REQUIREMENT: Tally up the lines carrying the string "page" and respond with only the resulting number.
--- START ---
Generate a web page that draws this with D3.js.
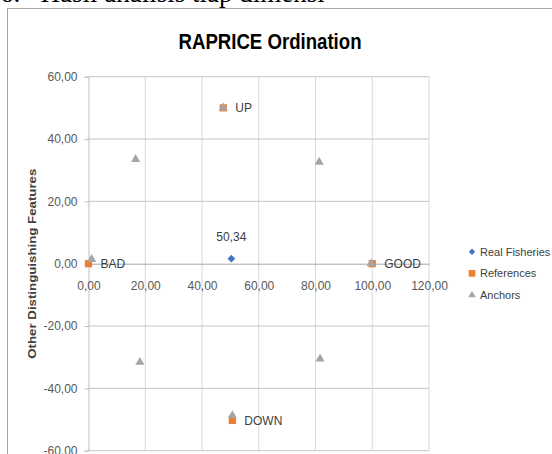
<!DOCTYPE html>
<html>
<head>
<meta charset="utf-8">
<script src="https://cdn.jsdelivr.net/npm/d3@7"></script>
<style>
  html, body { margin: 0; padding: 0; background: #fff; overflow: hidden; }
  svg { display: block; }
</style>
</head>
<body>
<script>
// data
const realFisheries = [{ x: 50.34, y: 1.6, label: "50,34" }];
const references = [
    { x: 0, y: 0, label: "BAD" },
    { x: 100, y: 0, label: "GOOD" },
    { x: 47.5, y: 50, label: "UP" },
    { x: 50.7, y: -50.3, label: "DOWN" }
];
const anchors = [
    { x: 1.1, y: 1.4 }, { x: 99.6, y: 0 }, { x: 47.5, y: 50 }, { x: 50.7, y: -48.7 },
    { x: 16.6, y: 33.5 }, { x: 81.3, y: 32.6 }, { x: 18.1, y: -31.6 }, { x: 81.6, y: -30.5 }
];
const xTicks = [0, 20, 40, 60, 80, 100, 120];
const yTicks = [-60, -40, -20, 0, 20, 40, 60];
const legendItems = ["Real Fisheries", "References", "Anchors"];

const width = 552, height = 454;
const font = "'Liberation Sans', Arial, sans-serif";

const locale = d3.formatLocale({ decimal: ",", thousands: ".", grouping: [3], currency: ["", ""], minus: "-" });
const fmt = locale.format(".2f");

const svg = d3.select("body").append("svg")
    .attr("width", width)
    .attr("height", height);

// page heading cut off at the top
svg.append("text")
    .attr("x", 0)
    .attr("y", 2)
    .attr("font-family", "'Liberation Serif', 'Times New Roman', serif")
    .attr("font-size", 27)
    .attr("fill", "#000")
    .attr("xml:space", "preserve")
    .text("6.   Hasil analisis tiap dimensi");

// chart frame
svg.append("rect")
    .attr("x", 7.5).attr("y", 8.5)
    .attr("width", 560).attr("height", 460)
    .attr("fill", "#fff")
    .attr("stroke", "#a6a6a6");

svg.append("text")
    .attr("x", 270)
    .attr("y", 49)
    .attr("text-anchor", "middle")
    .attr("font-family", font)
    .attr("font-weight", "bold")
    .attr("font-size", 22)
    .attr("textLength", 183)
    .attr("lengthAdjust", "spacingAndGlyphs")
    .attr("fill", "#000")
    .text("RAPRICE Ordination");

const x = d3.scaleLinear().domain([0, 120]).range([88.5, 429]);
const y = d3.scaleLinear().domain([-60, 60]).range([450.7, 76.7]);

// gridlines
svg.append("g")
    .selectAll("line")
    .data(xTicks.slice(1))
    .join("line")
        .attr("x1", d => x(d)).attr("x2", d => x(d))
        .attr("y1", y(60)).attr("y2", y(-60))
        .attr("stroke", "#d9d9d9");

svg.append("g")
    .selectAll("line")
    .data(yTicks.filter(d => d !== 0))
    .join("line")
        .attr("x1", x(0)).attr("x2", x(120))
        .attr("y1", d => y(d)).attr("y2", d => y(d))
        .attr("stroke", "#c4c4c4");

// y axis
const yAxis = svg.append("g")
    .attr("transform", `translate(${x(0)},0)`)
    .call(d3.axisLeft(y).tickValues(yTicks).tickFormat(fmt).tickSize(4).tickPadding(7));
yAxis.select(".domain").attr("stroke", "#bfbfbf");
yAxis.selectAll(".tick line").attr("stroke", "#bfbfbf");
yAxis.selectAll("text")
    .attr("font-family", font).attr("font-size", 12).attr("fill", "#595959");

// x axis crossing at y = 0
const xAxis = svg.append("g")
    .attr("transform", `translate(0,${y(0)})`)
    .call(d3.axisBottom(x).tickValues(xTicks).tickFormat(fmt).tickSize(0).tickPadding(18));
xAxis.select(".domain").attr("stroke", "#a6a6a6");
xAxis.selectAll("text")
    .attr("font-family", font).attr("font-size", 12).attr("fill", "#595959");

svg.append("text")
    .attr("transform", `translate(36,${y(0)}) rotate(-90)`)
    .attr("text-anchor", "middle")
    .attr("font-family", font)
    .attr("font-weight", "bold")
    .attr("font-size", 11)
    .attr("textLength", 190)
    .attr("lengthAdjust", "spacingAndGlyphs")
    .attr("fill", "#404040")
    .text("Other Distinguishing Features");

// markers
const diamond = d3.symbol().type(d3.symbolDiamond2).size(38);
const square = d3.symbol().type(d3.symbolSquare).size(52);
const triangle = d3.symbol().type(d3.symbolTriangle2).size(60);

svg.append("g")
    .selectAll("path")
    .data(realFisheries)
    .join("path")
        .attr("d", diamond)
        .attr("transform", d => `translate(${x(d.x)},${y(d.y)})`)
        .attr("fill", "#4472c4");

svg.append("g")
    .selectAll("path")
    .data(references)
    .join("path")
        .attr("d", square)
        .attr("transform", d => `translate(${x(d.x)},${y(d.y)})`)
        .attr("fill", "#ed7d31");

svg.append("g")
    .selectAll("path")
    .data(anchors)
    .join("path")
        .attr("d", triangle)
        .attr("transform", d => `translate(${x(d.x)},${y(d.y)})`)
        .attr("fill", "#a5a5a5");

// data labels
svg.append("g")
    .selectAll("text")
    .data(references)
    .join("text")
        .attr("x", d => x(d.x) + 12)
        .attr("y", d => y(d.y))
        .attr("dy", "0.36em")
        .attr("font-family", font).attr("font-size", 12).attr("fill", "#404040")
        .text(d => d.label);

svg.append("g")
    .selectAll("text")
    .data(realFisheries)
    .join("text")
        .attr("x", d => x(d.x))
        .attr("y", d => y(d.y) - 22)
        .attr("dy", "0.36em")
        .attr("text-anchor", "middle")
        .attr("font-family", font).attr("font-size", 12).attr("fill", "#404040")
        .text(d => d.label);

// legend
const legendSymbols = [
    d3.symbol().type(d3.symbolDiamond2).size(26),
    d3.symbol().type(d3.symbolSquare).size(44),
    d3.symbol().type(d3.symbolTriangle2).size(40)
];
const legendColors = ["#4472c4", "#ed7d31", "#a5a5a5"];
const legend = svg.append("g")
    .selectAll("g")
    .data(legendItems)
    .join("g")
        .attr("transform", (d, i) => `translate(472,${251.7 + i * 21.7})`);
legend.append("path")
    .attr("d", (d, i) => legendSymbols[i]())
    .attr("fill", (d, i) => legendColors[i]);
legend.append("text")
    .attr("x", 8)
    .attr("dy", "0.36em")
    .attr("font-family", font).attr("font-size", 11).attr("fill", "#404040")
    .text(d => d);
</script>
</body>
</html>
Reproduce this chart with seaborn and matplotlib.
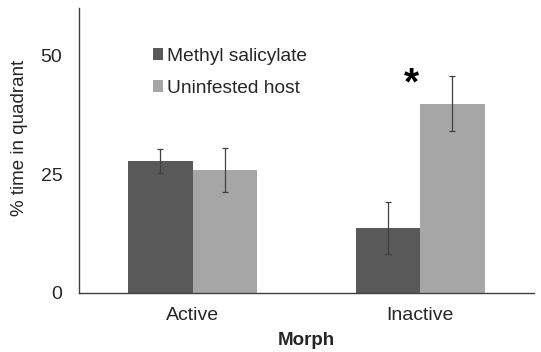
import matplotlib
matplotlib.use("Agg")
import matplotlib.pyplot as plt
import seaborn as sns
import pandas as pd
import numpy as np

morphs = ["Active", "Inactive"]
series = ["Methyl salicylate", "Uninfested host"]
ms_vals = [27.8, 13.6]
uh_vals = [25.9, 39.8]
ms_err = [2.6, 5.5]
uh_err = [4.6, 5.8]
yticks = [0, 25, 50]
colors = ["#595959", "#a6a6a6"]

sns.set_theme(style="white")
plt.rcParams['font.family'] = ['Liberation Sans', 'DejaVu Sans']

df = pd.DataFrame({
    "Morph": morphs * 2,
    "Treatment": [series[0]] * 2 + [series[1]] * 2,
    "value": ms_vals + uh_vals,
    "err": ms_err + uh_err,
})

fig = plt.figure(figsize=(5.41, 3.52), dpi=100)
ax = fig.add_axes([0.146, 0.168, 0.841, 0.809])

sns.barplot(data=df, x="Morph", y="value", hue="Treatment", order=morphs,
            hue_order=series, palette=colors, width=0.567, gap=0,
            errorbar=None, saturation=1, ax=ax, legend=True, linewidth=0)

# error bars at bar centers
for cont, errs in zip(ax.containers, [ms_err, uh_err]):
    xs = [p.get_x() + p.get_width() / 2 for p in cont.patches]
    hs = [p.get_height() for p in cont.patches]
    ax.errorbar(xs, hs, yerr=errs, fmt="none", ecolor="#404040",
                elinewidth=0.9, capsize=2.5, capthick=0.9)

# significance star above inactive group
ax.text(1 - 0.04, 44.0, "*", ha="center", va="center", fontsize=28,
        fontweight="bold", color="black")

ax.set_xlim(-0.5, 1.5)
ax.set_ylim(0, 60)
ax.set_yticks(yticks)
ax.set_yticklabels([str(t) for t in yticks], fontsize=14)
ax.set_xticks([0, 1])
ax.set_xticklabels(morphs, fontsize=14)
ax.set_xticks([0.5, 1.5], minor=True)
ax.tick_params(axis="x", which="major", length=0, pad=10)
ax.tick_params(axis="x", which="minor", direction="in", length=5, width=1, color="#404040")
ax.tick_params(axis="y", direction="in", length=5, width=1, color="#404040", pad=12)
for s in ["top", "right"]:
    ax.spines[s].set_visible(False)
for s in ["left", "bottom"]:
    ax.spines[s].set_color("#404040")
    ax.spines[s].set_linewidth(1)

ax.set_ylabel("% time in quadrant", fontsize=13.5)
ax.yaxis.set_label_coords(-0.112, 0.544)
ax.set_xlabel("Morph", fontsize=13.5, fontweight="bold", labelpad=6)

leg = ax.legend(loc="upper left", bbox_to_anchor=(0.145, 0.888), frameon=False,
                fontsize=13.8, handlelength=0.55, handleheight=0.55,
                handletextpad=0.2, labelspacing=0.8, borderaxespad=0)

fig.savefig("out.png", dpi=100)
--- END ---
ANSWER: 2